How Twitter Feels The Earth Move

In the 1830s, Samuel Morse developed his self-named code to transmit messages via dots and dashes.

Strung together, the bits and pieces communicated words and conveyed information far more quickly over far greater distances than ever before.  Twitter uses 140 characters or less per tweet and yet the volume and velocity don’t just tell individual stories; they aggregate to provide viable, robust information.

Just as Google could predict the next flu outbreak weeks before the Center for Disease Control (CDC), Twitter makes the call on earthquakes.   With the correct algorithms, tweets provide data points that both detect and verify quake information provided by mechanical sensors or instead of the same where locations are too remote for sensors.

How the USGS uses Twitter data to track earthquakes

#DataStories is where we interview people doing interesting work with Twitter data. This week we’re speaking with Paul Earle and Michelle Guy of the USGS on how they use Twitter data to monitor earthquakes.

After the disastrous Sichuan earthquake in 2008, people turned to Twitter to share firsthand information about the earthquake. What amazed many was the impression that Twitter was faster at reporting the earthquake than the U.S. Geological Survey (USGS), the official government organization in charge of tracking such events.

This Twitter activity wasn’t a big surprise to the USGS. The USGS National Earthquake Information Center (NEIC) processes about 2,000 realtime earthquake sensors, with the majority based in the United States. That leaves a lot of empty space in the world with no sensors. On the other hand, there are hundreds of millions of people using Twitter who can report earthquakes. At first, the USGS staff was a bit skeptical that Twitter could be used as a detection system for earthquakes – but when they looked into it, they were surprised at the effectiveness of Twitter data for detection.

USGS staffers Paul Earle, a seismologist, and Michelle Guy, a software developer, teamed up to look at how Twitter data could be used for earthquake detection and verification. By using Twitter’s Public API, they decided to use the same time series event detection method they use when detecting earthquakes. This gave them a baseline for earthquake-related chatter, but they decided to dig in even further. They found that people Tweeting about actual earthquakes kept their Tweets really short, even just to ask, “earthquake?” Concluding that people who are experiencing earthquakes aren’t very chatty, they started filtering out Tweets with more than seven words. They also recognized that people sharing links or the size of the earthquake were significantly less likely to be offering firsthand reports, so they filtered out any Tweets sharing a link or a number. Ultimately, this filtered stream proved to be very significant at determining when earthquakes occurred globally.

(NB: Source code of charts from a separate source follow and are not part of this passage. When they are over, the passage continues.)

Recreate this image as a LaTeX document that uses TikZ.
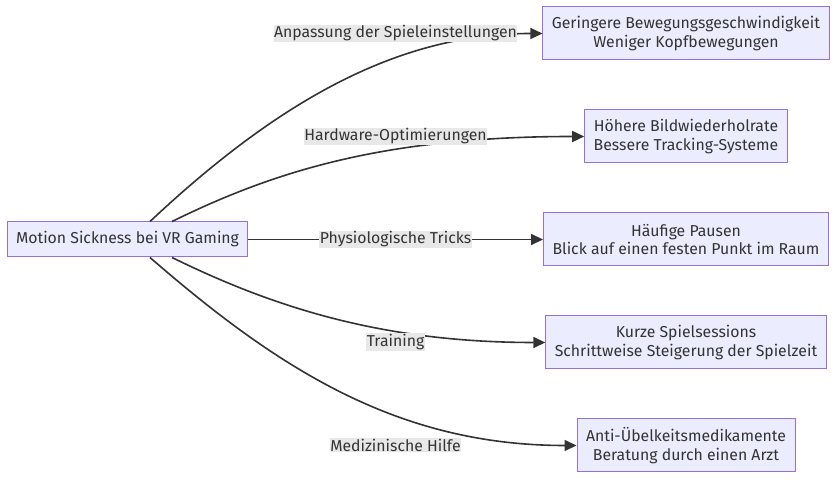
\documentclass[tikz,border=0pt]{standalone}
\usepackage{fontspec}
\setmainfont{Fira Sans}
\usetikzlibrary{arrows.meta}
\definecolor{boxfill}{HTML}{ECECFF}
\definecolor{boxline}{HTML}{9370DB}
\definecolor{edgeline}{HTML}{333333}
\definecolor{labelbg}{HTML}{E8E8E8}
\begin{document}
\begin{tikzpicture}[
            x=1pt,y=1pt,
            node distance=103pt,
            box/.style={rectangle,draw=boxline,fill=boxfill,line width=1pt,text=edgeline,minimum height=35pt,inner xsep=9pt,align=center,font=\fontsize{15.8}{18.5}\selectfont},
            tall/.style={box,minimum height=53pt},
            lbl/.style={fill=labelbg,text=edgeline,inner xsep=0.5pt,inner ysep=1pt,font=\fontsize{15.8}{18.5}\selectfont},
            link/.style={-{Triangle[length=12pt,width=11pt]},line width=1.6pt,draw=edgeline}
        ]
            \path[use as bounding box,fill=white] (0,0) rectangle (838,481);

            \node[box] (motion) at (127.5,241.5) {Motion Sickness bei VR Gaming};
            \node[tall,right of=motion,node distance=558.5pt] (tricks) {Häufige Pausen\\Blick auf einen festen Punkt im Raum};
            \node[tall,above of=tricks] (hardware) {Höhere Bildwiederholrate\\Bessere Tracking-Systeme};
            \node[tall,above of=hardware] (settings) {Geringere Bewegungsgeschwindigkeit\\Weniger Kopfbewegungen};
            \node[tall,below of=tricks] (training) {Kurze Spielsessions\\Schrittweise Steigerung der Spielzeit};
            \node[tall,below of=training] (medical) {Anti-Übelkeitsmedikamente\\Beratung durch einen Arzt};

            \draw[link] ([xshift=22.5pt]motion.north) .. controls +(130,122) and +(-143,0) .. (settings.west);
            \draw[link] ([xshift=44.5pt]motion.north) .. controls +(98,48) and +(-205,0) .. (hardware.west);
            \draw[link] (motion) -- (tricks);
            \draw[link] ([xshift=44.5pt]motion.south) .. controls +(98,-48) and +(-166,0) .. (training.west);
            \draw[link] ([xshift=22.5pt]motion.south) .. controls +(130,-113) and +(-177,0) .. (medical.west);

            \node[lbl] (l-settings) at (395.5,447.5) {Anpassung der Spieleinstellungen};
            \node[lbl] (l-hardware) at (395.5,344.5) {Hardware-Optimierungen};
            \node[lbl] (l-tricks) at (395.5,241.5) {Physiologische Tricks};
            \node[lbl] (l-training) at (395.5,139) {Training};
            \node[lbl] (l-medical) at (395.5,36) {Medizinische Hilfe};
        \end{tikzpicture}
\end{document}
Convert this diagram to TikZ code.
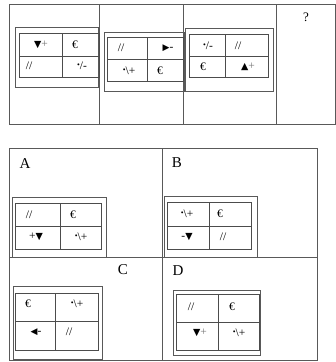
\documentclass[tikz,border=0pt]{standalone}
\usepackage{fontspec}
\setmainfont{Liberation Serif}
\newfontfamily\symf{DejaVu Sans}
\newcommand{\tdn}{{\symf\fontsize{9.5}{9.5}\selectfont ▼}}
\newcommand{\tup}{{\symf\fontsize{9.5}{9.5}\selectfont ▲}}
\newcommand{\trt}{{\symf\fontsize{9}{9}\selectfont ▶}}
\newcommand{\tlt}{{\symf\fontsize{9}{9}\selectfont ◀}}
\newcommand{\gplus}{\textcolor{black!55}{+}}
\newcommand{\rdot}{\raisebox{0.45ex}{\fontsize{8}{8}\selectfont •}}
\newcommand{\dotbs}{\rdot\textbackslash+}
\newcommand{\dotsl}{\rdot/-}
\begin{document}
\begin{tikzpicture}[x=1pt,y=-1pt,
  panel/.style={draw=black!65,line width=1pt},
  frm/.style={draw=black!65,line width=0.9pt},
  tbl/.style={draw=black!70,line width=0.8pt},
  cell/.style={inner sep=0pt,font=\fontsize{11.5}{11.5}\selectfont},
  lbl/.style={inner sep=0pt,font=\fontsize{15}{15}\selectfont}]
\useasboundingbox (0,0) rectangle (336,362);
% top panel
\draw[panel] (9,4) rectangle (335,124);
\draw[panel] (99.5,4) -- (99.5,124);
\draw[panel] (183,4) -- (183,124);
\draw[panel] (276,4) -- (276,124);
\node[inner sep=0pt,font=\fontsize{13}{13}\selectfont] (q) at (306,17) {?};
% cell 1
\draw[frm] (15,27) rectangle (98,87);
\draw[tbl] (19,33) rectangle (99,77) (19,56) -- (99,56) (62,33) -- (62,77);
\node[cell] (c1a) at (41,45) {\tdn\gplus};
\node[cell] (c1b) at (75,45) {€};
\node[cell] (c1c) at (29,66) {//};
\node[cell] (c1d) at (82,66) {\dotsl};
% cell 2
\draw[frm] (104,32) rectangle (184,91);
\draw[tbl] (107,37) rectangle (183,81) (107,59) -- (183,59) (147,37) -- (147,81);
\node[cell] (c2a) at (121,48) {//};
\node[cell] (c2b) at (168,48) {\trt-};
\node[cell] (c2c) at (129,71) {\dotbs};
\node[cell] (c2d) at (160,71) {€};
% cell 3
\draw[frm] (185,28) rectangle (273,91);
\draw[tbl] (189,34) rectangle (268,77) (189,56) -- (268,56) (225,34) -- (225,77);
\node[cell] (c3a) at (208,46) {\dotsl};
\node[cell] (c3b) at (238,46) {//};
\node[cell] (c3c) at (203,67) {€};
\node[cell] (c3d) at (248,67) {\tup\gplus};
% bottom panel
\draw[panel] (9,148) rectangle (317,360);
\draw[panel] (162,148) -- (162,360);
\draw[panel] (9,257) -- (317,257);
\node[lbl] (la) at (25,164) {A};
\node[lbl] (lb) at (177,163) {B};
\node[lbl] (lc) at (123,270) {C};
\node[lbl] (ld) at (178,271) {D};
% A
\draw[frm] (12,197) rectangle (106,257);
\draw[tbl] (15,203) rectangle (101,249) (15,226) -- (101,226) (60,203) -- (60,249);
\node[cell] (aa) at (29,215) {//};
\node[cell] (ab) at (73,215) {€};
\node[cell] (ac) at (36,237) {+\tdn};
\node[cell] (ad) at (81,237) {\dotbs};
% B
\draw[frm] (164,196) rectangle (257,257);
\draw[tbl] (167,202) rectangle (251,249) (167,226) -- (251,226) (209,202) -- (209,249);
\node[cell] (ba) at (187,214) {\dotbs};
\node[cell] (bb) at (220,214) {€};
\node[cell] (bc) at (187,237) {-\tdn};
\node[cell] (bd) at (223,237) {//};
% C
\draw[frm] (13,286) rectangle (102,359);
\draw[tbl] (15,293) rectangle (98,350) (15,321) -- (98,321) (55,293) -- (55,350);
\node[cell] (ca) at (28,304) {€};
\node[cell] (cb) at (77,304) {\dotbs};
\node[cell] (cc) at (36,332) {\tlt-};
\node[cell] (cd) at (69,332) {//};
% D
\draw[frm] (173,290) rectangle (260,355);
\draw[tbl] (176,294) rectangle (259,350) (176,322) -- (259,322) (218,294) -- (218,350);
\node[cell] (da) at (191,307) {//};
\node[cell] (db) at (232,307) {€};
\node[cell] (dc) at (200,333) {\tdn\gplus};
\node[cell] (dd) at (239,333) {\dotbs};
\end{tikzpicture}
\end{document}
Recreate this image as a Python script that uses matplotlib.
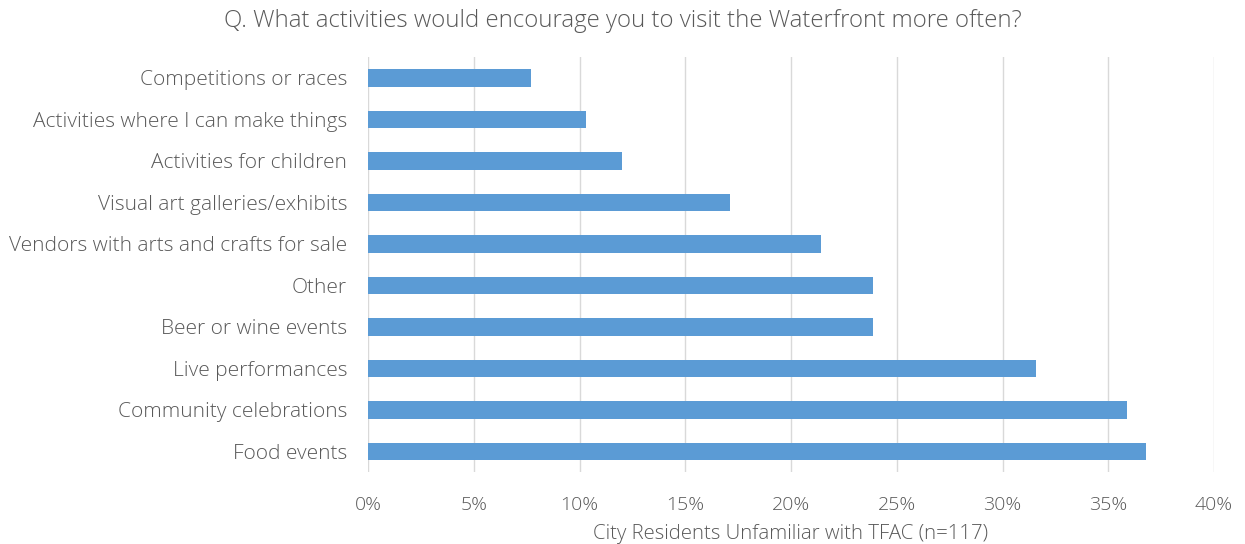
import matplotlib.pyplot as plt
from matplotlib.ticker import PercentFormatter

plt.rcParams['font.family'] = ['Open Sans', 'DejaVu Sans']
plt.rcParams['font.weight'] = 'light'
plt.rcParams['axes.labelweight'] = 'light'

# categories from top to bottom
activities = ['Competitions or races', 'Activities where I can make things',
              'Activities for children', 'Visual art galleries/exhibits',
              'Vendors with arts and crafts for sale', 'Other',
              'Beer or wine events', 'Live performances',
              'Community celebrations', 'Food events']
shares = [7.7, 10.3, 12.0, 17.1, 21.4, 23.9, 23.9, 31.6, 35.9, 36.8]
ticks = [0, 5, 10, 15, 20, 25, 30, 35, 40]

fig = plt.figure(figsize=(12.45, 5.44), dpi=100)
ax = fig.add_axes([0.2956, 0.132, 0.6795, 0.763])

pos = range(len(activities))
ax.barh(pos, shares, height=0.42, color='#5B9BD5', zorder=3)
ax.set_ylim(len(activities) - 0.5, -0.5)
ax.set_yticks(list(pos))
ax.set_yticklabels(activities, fontsize=15)

ax.set_xlim(0, 40)
ax.set_xticks(ticks)
ax.xaxis.set_major_formatter(PercentFormatter(decimals=0))
ax.grid(axis='x', color='#D9D9D9', linewidth=1, zorder=0)

for s in ax.spines.values():
    s.set_visible(False)
ax.tick_params(length=0, colors='#595959')
ax.tick_params(axis='y', pad=15)
ax.tick_params(axis='x', pad=17, labelsize=14)

ax.set_xlabel('City Residents Unfamiliar with TFAC (n=117)', color='#595959',
              fontsize=14.7, labelpad=7)
fig.text(0.5, 0.962, 'Q. What activities would encourage you to visit the Waterfront more often?',
         ha='center', va='center', color='#595959', fontsize=17.3)

fig.savefig('out.png', dpi=100)
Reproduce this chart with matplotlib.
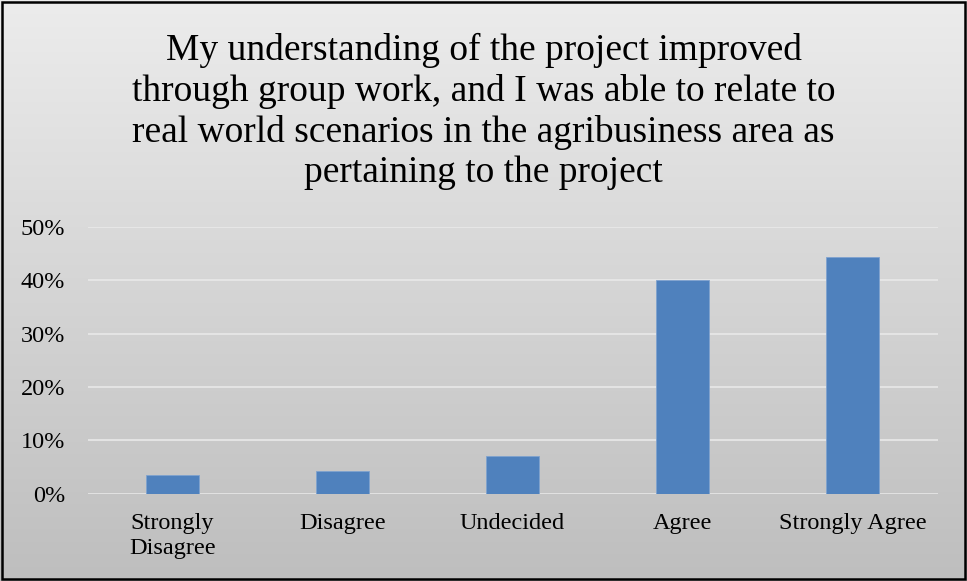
import numpy as np
import matplotlib.pyplot as plt
from matplotlib.patches import Rectangle

categories = ["Strongly\nDisagree", "Disagree", "Undecided", "Agree", "Strongly Agree"]
values = [0.035, 0.043, 0.071, 0.400, 0.443]
yticks = [0.0, 0.1, 0.2, 0.3, 0.4, 0.5]
title = ("My understanding of the project improved\n"
         "through group work, and I was able to relate to\n"
         "real world scenarios in the agribusiness area as\n"
         "pertaining to the project")

plt.rcParams['font.family'] = ['Liberation Serif', 'DejaVu Serif']

fig = plt.figure(figsize=(9.67, 5.81), dpi=100)

# gradient background
bg = fig.add_axes([0, 0, 1, 1], zorder=-10)
grad = np.linspace(0, 1, 256).reshape(-1, 1)
bg.imshow(grad, aspect='auto', cmap=plt.matplotlib.colors.LinearSegmentedColormap.from_list(
    'g', ['#ececec', '#bebebe']), extent=[0, 1, 0, 1], origin='upper')
bg.add_patch(Rectangle((0.002, 0.003), 0.996, 0.994, fill=False, edgecolor='black',
                       linewidth=1.8, transform=bg.transAxes))
bg.set_axis_off()

ax = fig.add_axes([0.0905, 0.1503, 0.879, 0.459])
ax.patch.set_alpha(0)
x = np.arange(len(categories))
ax.bar(x, values, width=0.31, color='#4f81bd', edgecolor='#7fa2cf', linewidth=0.6, zorder=3)
ax.set_xlim(-0.5, len(categories) - 0.5)
ax.set_ylim(0, 0.5)
ax.set_yticks(yticks)
ax.set_yticklabels([f"{int(round(v * 100))}%" for v in yticks], fontsize=17.5)
ax.set_xticks(x)
ax.set_xticklabels(categories, fontsize=17.5, linespacing=1.25)
ax.tick_params(axis='x', length=0, pad=14)
ax.tick_params(axis='y', length=0, pad=16)
ax.grid(axis='y', color='#ebebeb', linewidth=1.1, zorder=0)
for s in ax.spines.values():
    s.set_visible(False)

fig.text(0.5, 0.943, title, ha='center', va='top', fontsize=27, linespacing=1.22)

fig.savefig('out.png', dpi=100)
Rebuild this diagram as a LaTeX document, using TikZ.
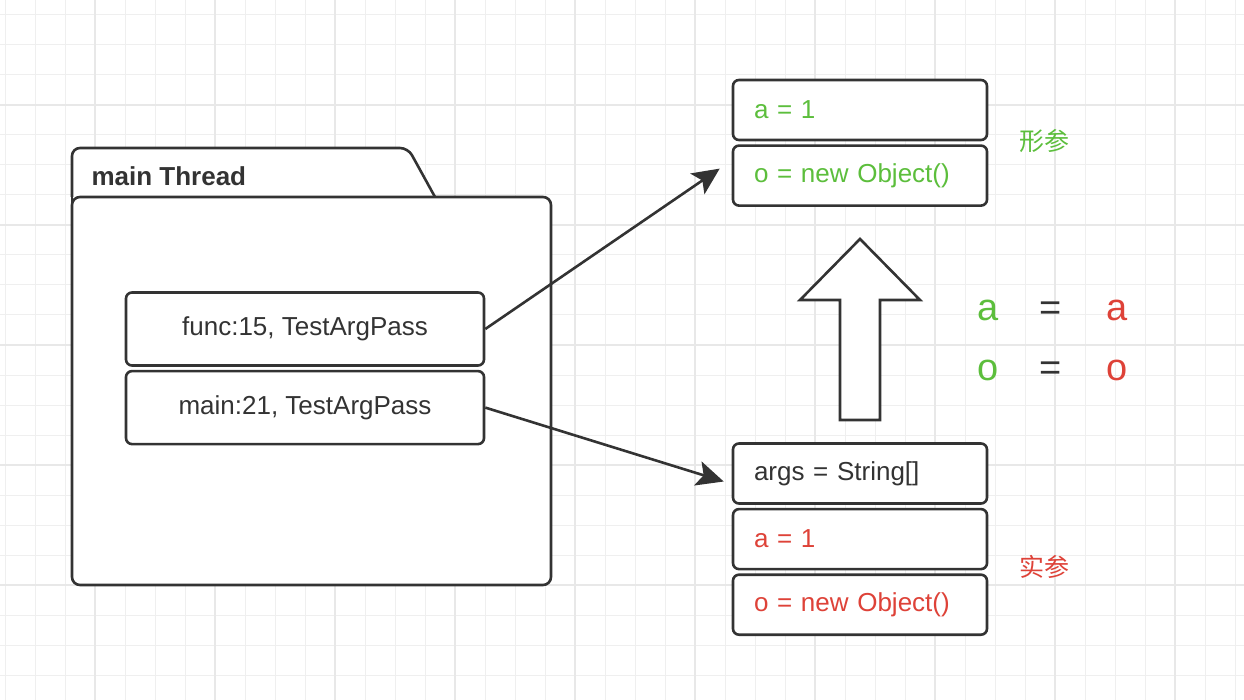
\documentclass[tikz,border=0pt]{standalone}
\usepackage{fontspec}
\setmainfont{Liberation Sans}
\newfontfamily\cjk{Noto Sans CJK SC}
\usetikzlibrary{positioning,arrows.meta}

\definecolor{ink}{RGB}{51,51,51}
\definecolor{formal}{RGB}{92,190,60}
\definecolor{actual}{RGB}{222,66,56}
\definecolor{gridminor}{RGB}{239,239,239}
\definecolor{gridmajor}{RGB}{232,232,232}

\tikzset{
  frame/.style={draw=ink,line width=2.6pt,rounded corners=6pt,fill=white},
  stackbox/.style={frame,minimum width=358pt,minimum height=73pt,
    font=\fontsize{26}{30}\selectfont,text=ink},
  slotbox/.style={frame,text width=212pt,inner xsep=21pt,minimum height=60pt,
    align=left,font=\fontsize{26}{30}\selectfont},
  conn/.style={draw=ink,line width=2.6pt,-{Stealth[length=27pt,width=25pt,inset=6pt]}},
  bigsym/.style={font=\fontsize{38}{44}\selectfont,anchor=base}
}

\begin{document}
\begin{tikzpicture}[x=1pt,y=-1pt]
\useasboundingbox (0,0) rectangle (1244,700);

% Draw grid
\foreach \gx in {5,35,...,1244} \draw[gridminor,line width=1pt] (\gx,0) -- (\gx,700);
\foreach \gy in {15,45,...,700} \draw[gridminor,line width=1pt] (0,\gy) -- (1244,\gy);
\foreach \gx in {95,215,...,1244} \draw[gridmajor,line width=1.2pt] (\gx,0) -- (\gx,700);
\foreach \gy in {105,225,...,700} \draw[gridmajor,line width=1.2pt] (0,\gy) -- (1244,\gy);

% Draw thread folder
\draw[frame,rounded corners=8pt] (72,197) -- (72,148) -- (408,148) -- (435,197);
\draw[frame,rounded corners=8pt] (72,197) rectangle (551,585);
\draw[draw=ink,line width=2.6pt] (72,185) -- (72,212);
\node[anchor=west,text=ink,font=\fontsize{26}{30}\selectfont\bfseries] (thread) at (88,176) {main Thread};

% Draw stack frames
\node[stackbox] (func) at (305,329) {func:15, TestArgPass};
\node[stackbox,below=3pt of func] (main) {main:21, TestArgPass};

% Draw parameter slots
\node[slotbox,text=formal] (fa) at (860,110) {a = 1};
\node[slotbox,text=formal,below=3pt of fa] (fo) {o = new Object()};
\node[slotbox,text=ink] (args) at (860,473.5) {args = String[]};
\node[slotbox,text=actual,below=3pt of args] (aa) {a = 1};
\node[slotbox,text=actual,below=3pt of aa] (ao) {o = new Object()};

% Draw arrows
\draw[conn] (func.east) -- ([xshift=-12pt,yshift=7pt]fo.west);
\draw[conn] (main.east) -- ([xshift=-8pt,yshift=-8pt]args.west);

% Draw copy arrow
\draw[draw=ink,fill=white,line width=2.6pt,line join=miter]
  (860,239) -- (920,300) -- (880,300) -- (880,420) -- (840,420) -- (840,300) -- (800,300) -- cycle;

% Add labels
\node[text=formal,font=\cjk\fontsize{25}{29}\selectfont] (formallbl) at (1044,141) {形参};
\node[text=actual,font=\cjk\fontsize{25}{29}\selectfont] (actuallbl) at (1044,567) {实参};

% Add equalities
\node[bigsym,text=formal] (lhsa) at (988,320) {a};
\node[bigsym,text=ink] (eqa) at (1051,320) {=};
\node[bigsym,text=actual] (rhsa) at (1117,320) {a};
\node[bigsym,text=formal] (lhso) at (988,380) {o};
\node[bigsym,text=ink] (eqo) at (1051,380) {=};
\node[bigsym,text=actual] (rhso) at (1117,380) {o};
\end{tikzpicture}
\end{document}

USGS Modeling Twitter Data to Detect Earthquakes

While I was at the USGS office in Golden, Colo. interviewing Michelle and Paul, three earthquakes happened in a relatively short time. Using Twitter data, their system was able to pick up on an aftershock in Chile within one minute and 20 seconds – and it only took 14 Tweets from the filtered stream to trigger an email alert. The other two earthquakes, off Easter Island and Indonesia, weren’t picked up because they were not widely felt.

USGS map of earthquakes

On any given day, the NEIC processes about 70 earthquakes, but only a small handful of these might be felt. They might take place in the ocean, deep in the earth, or away from populated areas. Twitter data can be crucial in helping identify earthquakes felt by humans, and can trigger an alert typically in under two minutes. The 2014 earthquake in Napa was detected by USGS in 29 seconds using Twitter data, likely due to the tech savvy population that dominates the area. (Origin time was 2014-08-24 10:20:44 UTC and Twitter data detection time was 2014/08/24 10:21:13.)

The USGS monitors for earthquakes in many languages, and the words used can be a clue as to the magnitude and location of the earthquake. Chile has two words for earthquakes: terremotoand temblor; terremoto is used to indicate a bigger quake. This one in Chile started with people asking if it was a terremoto, but others realizing that it was a temblor.

As the USGS team notes, Twitter data augments their own detection work on felt earthquakes. If they’re getting reports of an earthquake in a populated area but no Tweets from there, that’s a good indicator to them that it’s a false alarm. It’s also very cost effective for the USGS, because they use Twitter’s Public API and open-source software such as Kibana and ElasticSearch to help determine when earthquakes occur.

Next, the USGS team says that they want to determine if they can drop Twitter data based detections into seismic algorithms, and if that can speed up alerts even more.

Thanks to Paul Earle and Michelle Guy of the USGS for taking the time to speak with us.